→ THE PROBLEM
Repeat every line of the material, character for character.

→ DATA LINES
========================

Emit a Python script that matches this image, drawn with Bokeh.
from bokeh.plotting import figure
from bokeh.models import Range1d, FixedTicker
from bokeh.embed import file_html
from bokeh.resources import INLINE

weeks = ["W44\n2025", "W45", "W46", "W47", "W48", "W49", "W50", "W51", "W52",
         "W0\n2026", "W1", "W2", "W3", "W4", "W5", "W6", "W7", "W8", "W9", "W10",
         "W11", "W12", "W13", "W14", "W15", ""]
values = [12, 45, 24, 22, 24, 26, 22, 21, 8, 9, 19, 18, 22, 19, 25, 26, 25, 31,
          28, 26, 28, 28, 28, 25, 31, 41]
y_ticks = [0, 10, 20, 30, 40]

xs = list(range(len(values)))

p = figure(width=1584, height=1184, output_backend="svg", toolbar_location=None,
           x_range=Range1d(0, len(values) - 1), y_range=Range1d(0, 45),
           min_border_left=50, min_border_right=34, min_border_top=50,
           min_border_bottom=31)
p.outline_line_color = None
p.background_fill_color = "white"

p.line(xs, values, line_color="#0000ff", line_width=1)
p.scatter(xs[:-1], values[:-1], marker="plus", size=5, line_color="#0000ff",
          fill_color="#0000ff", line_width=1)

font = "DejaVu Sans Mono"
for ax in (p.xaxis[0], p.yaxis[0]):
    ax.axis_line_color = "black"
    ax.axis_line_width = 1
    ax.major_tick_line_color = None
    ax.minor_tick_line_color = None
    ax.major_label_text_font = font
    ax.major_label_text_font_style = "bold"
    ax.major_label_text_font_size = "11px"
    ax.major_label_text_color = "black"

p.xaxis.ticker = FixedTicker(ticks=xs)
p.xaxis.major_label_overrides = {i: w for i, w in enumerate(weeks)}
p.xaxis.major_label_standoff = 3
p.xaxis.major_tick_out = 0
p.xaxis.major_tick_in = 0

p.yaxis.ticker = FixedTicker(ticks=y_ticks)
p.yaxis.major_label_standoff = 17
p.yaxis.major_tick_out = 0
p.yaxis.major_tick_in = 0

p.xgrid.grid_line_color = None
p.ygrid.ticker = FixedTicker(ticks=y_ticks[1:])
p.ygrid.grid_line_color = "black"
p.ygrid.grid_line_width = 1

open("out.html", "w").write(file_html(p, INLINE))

========================

→ RESULT OF THIS EXERCISE
Emit a Python script that matches this image, drawn with Bokeh.
from bokeh.plotting import figure
from bokeh.models import Range1d, FixedTicker
from bokeh.embed import file_html
from bokeh.resources import INLINE

weeks = ["W44\n2025", "W45", "W46", "W47", "W48", "W49", "W50", "W51", "W52",
         "W0\n2026", "W1", "W2", "W3", "W4", "W5", "W6", "W7", "W8", "W9", "W10",
         "W11", "W12", "W13", "W14", "W15", ""]
values = [12, 45, 24, 22, 24, 26, 22, 21, 8, 9, 19, 18, 22, 19, 25, 26, 25, 31,
          28, 26, 28, 28, 28, 25, 31, 41]
y_ticks = [0, 10, 20, 30, 40]

xs = list(range(len(values)))

p = figure(width=1584, height=1184, output_backend="svg", toolbar_location=None,
           x_range=Range1d(0, len(values) - 1), y_range=Range1d(0, 45),
           min_border_left=50, min_border_right=34, min_border_top=50,
           min_border_bottom=31)
p.outline_line_color = None
p.background_fill_color = "white"

p.line(xs, values, line_color="#0000ff", line_width=1)
p.scatter(xs[:-1], values[:-1], marker="plus", size=5, line_color="#0000ff",
          fill_color="#0000ff", line_width=1)

font = "DejaVu Sans Mono"
for ax in (p.xaxis[0], p.yaxis[0]):
    ax.axis_line_color = "black"
    ax.axis_line_width = 1
    ax.major_tick_line_color = None
    ax.minor_tick_line_color = None
    ax.major_label_text_font = font
    ax.major_label_text_font_style = "bold"
    ax.major_label_text_font_size = "11px"
    ax.major_label_text_color = "black"

p.xaxis.ticker = FixedTicker(ticks=xs)
p.xaxis.major_label_overrides = {i: w for i, w in enumerate(weeks)}
p.xaxis.major_label_standoff = 3
p.xaxis.major_tick_out = 0
p.xaxis.major_tick_in = 0

p.yaxis.ticker = FixedTicker(ticks=y_ticks)
p.yaxis.major_label_standoff = 17
p.yaxis.major_tick_out = 0
p.yaxis.major_tick_in = 0

p.xgrid.grid_line_color = None
p.ygrid.ticker = FixedTicker(ticks=y_ticks[1:])
p.ygrid.grid_line_color = "black"
p.ygrid.grid_line_width = 1

open("out.html", "w").write(file_html(p, INLINE))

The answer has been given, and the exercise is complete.